▶ [PROBLEM TO SOLVE]: Reproduce the listing below from the line with "Write the Plotly code for this chart." to the line with "x_tick_vals = [0, 5, 10, 15, 20, 25, 30, 35, 40]", both lines included, character for character, minus any pictures.

▶ [GIVEN DATA]:
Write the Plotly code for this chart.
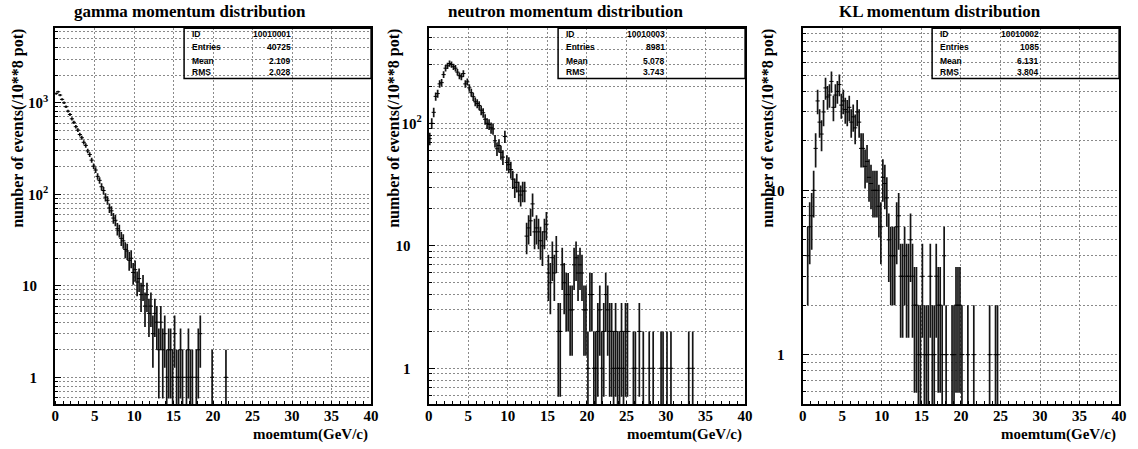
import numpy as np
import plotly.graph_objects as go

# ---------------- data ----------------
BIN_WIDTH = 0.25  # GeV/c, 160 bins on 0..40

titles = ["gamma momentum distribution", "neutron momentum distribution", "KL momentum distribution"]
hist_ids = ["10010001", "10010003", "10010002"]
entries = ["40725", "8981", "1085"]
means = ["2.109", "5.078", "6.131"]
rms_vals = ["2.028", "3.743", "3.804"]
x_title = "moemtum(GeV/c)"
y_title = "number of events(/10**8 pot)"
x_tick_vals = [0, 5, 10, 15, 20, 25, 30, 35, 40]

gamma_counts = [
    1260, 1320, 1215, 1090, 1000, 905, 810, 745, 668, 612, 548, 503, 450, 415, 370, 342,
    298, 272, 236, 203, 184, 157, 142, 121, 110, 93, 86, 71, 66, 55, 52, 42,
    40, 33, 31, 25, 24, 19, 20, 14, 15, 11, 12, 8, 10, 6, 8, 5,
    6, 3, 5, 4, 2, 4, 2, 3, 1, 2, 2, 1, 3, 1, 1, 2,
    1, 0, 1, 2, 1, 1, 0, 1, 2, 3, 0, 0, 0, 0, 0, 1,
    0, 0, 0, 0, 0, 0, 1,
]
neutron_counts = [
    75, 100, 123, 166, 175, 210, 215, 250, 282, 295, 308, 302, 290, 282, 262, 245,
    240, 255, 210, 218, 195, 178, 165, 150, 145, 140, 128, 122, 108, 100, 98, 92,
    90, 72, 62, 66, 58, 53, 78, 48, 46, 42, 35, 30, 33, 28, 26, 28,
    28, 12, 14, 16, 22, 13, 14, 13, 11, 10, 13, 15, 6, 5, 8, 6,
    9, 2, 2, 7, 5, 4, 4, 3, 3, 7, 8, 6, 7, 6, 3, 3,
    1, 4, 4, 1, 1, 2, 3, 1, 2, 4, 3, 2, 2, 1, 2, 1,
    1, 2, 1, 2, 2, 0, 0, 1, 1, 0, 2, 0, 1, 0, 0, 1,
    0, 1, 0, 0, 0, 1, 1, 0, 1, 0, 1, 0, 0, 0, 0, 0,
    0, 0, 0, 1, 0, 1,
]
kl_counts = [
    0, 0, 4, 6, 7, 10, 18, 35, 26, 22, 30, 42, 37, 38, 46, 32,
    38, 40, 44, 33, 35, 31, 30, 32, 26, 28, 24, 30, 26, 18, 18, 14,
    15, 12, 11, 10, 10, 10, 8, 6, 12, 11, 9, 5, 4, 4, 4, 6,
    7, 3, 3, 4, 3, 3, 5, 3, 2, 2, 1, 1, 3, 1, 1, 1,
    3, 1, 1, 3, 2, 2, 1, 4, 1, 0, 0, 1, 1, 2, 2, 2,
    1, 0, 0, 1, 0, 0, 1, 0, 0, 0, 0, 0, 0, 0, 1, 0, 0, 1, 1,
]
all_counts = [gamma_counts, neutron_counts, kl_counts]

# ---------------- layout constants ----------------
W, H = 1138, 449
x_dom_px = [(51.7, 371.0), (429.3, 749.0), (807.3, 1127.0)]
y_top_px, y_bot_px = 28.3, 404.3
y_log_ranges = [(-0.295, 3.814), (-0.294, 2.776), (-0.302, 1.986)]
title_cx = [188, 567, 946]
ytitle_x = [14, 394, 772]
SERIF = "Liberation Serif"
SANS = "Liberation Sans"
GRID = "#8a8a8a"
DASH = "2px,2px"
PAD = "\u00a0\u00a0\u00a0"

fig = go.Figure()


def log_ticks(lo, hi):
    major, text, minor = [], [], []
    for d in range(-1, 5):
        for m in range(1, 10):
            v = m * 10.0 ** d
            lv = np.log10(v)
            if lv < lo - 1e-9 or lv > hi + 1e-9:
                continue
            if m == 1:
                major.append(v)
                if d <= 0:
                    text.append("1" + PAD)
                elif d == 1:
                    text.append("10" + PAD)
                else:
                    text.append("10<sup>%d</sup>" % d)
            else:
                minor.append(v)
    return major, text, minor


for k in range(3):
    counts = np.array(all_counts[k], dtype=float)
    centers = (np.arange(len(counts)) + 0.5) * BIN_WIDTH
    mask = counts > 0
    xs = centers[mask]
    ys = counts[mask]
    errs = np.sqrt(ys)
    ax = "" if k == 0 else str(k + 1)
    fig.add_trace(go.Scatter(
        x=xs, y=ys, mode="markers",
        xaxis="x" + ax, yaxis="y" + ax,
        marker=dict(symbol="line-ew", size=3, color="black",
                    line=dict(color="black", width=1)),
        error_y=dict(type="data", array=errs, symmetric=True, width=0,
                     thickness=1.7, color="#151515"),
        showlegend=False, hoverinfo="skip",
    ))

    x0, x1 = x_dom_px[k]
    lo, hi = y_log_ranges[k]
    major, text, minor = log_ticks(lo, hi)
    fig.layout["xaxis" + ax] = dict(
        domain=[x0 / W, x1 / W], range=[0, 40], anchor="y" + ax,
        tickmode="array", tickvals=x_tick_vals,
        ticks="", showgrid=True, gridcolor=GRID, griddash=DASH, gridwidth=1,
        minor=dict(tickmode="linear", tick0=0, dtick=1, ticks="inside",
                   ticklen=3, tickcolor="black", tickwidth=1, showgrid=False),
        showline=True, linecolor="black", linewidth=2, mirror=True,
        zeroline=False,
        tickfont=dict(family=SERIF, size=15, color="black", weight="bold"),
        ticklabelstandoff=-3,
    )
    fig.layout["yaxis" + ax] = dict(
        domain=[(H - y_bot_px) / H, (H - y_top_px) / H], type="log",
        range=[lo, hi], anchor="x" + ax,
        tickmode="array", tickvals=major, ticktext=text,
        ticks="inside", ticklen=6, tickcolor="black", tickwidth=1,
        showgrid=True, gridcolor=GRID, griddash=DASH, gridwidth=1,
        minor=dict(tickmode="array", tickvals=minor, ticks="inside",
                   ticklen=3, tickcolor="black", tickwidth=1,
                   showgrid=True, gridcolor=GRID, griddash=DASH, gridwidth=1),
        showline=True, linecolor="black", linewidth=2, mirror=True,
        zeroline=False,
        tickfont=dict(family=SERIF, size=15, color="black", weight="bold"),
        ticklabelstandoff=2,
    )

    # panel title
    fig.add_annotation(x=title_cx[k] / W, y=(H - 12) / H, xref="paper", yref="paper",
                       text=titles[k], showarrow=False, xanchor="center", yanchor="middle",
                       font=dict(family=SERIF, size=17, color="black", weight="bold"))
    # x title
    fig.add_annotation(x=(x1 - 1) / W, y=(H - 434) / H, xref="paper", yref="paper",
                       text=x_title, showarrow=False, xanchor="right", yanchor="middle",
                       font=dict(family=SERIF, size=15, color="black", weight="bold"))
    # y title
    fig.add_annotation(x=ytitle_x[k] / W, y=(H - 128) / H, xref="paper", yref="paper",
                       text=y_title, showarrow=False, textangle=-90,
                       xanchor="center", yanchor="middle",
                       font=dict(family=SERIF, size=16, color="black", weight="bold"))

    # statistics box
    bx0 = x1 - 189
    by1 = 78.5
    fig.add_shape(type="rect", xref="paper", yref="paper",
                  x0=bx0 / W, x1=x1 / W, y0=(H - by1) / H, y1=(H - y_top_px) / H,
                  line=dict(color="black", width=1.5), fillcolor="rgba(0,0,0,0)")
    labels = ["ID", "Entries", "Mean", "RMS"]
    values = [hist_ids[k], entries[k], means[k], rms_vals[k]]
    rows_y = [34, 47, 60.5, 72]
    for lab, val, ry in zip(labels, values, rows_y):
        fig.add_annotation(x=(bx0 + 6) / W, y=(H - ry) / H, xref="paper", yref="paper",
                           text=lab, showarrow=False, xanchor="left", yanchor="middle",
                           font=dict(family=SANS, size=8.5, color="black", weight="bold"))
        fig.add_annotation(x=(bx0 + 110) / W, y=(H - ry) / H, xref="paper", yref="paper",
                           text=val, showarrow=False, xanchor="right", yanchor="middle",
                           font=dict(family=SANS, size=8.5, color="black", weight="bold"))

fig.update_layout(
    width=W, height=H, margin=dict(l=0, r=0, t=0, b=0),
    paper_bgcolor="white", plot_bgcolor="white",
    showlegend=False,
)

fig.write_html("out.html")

--

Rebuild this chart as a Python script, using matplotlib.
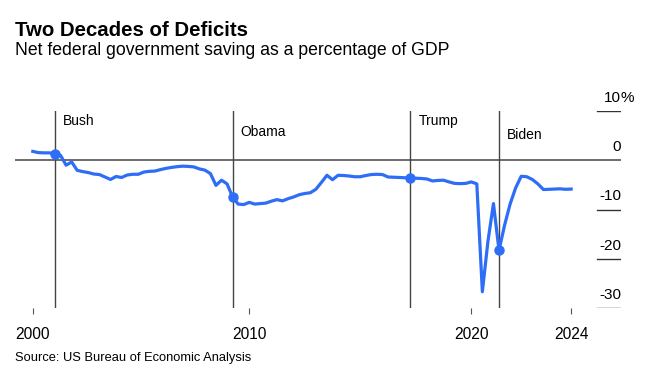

▶ [WRITTEN ANSWER]:
Write the Plotly code for this chart.
import numpy as np
import plotly.graph_objects as go

# ---------------- data ----------------
BIN_WIDTH = 0.25  # GeV/c, 160 bins on 0..40

titles = ["gamma momentum distribution", "neutron momentum distribution", "KL momentum distribution"]
hist_ids = ["10010001", "10010003", "10010002"]
entries = ["40725", "8981", "1085"]
means = ["2.109", "5.078", "6.131"]
rms_vals = ["2.028", "3.743", "3.804"]
x_title = "moemtum(GeV/c)"
y_title = "number of events(/10**8 pot)"
x_tick_vals = [0, 5, 10, 15, 20, 25, 30, 35, 40]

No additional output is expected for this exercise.